Il est hélas à craindre que l’affaire DSK ne freine en rien ce processus. Mais c’est loin d’être une préoccupation pour le toujours comique Parti ex-Socialiste français, déboussolé d’avoir perdu son homme providentiel, alors que celui-ci n’était même pas encore officiellement candidat à la candidature (quel cirque que ces primaires !). Pour un parti qui proclamait naguère “ni Dieu ni César ni tribun”, c’est cocasse. On peut donc conclure par quelques mots gentils adressés au PS :

Bande de glands, vous avez dans vos rangs une kyrielle de bouffons de droite qui ont les mêmes idées que Strauss-Kahn et parmi lesquels vous pouvez même dégotter sans chercher bien loin quelques queutards fous qui ne vous dépayseront pas trop.
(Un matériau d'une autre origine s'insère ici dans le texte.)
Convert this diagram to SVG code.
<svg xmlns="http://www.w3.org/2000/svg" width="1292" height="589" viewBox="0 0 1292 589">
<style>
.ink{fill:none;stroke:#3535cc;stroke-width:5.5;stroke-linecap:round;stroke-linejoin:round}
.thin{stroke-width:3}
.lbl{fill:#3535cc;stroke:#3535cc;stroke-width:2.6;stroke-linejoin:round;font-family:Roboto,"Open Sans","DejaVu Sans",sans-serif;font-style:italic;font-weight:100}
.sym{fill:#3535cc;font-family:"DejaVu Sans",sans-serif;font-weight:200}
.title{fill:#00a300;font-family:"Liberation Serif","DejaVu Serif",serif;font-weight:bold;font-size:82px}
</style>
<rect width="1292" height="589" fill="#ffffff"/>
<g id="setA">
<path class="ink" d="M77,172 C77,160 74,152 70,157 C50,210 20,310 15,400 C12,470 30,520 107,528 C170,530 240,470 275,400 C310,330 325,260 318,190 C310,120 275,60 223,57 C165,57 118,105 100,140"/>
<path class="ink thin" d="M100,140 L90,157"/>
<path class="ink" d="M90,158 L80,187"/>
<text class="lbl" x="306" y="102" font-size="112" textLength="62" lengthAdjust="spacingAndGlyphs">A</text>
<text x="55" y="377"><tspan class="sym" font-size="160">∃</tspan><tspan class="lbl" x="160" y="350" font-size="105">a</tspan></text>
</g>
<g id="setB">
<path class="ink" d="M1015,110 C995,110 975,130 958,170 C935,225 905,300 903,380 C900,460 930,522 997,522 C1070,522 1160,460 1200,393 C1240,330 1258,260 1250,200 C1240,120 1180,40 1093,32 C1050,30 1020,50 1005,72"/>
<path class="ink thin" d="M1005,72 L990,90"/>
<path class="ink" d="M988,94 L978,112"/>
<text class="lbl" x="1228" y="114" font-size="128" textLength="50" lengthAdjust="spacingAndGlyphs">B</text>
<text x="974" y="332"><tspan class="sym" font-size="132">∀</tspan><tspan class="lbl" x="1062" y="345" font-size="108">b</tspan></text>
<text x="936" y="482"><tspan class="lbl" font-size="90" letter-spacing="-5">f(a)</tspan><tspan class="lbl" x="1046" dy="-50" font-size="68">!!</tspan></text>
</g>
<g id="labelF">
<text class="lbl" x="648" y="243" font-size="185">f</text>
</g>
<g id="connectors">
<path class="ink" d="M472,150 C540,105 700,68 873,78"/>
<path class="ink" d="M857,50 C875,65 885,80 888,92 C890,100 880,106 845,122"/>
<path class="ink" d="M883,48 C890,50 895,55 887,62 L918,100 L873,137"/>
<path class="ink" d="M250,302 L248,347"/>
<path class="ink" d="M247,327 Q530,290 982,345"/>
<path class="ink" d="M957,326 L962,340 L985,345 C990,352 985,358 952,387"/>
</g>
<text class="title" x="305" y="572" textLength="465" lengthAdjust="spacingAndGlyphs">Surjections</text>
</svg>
Alors ne vous mettez pas la rate au court-bouillon sous prétexte que Strauss-Kahn est hors-jeu. N’importe quelle endive moite fera bien votre affaire. Même une femme, à vrai dire. Du moment qu’il s’agit de battre Sarkozy pour mener à sa place la même politique antisociale que lui. Sous l’égide du FMI, bien sûr. Et comme dit Jack Lang, “il n’y a pas mort d’homme”, donc on s’en fout.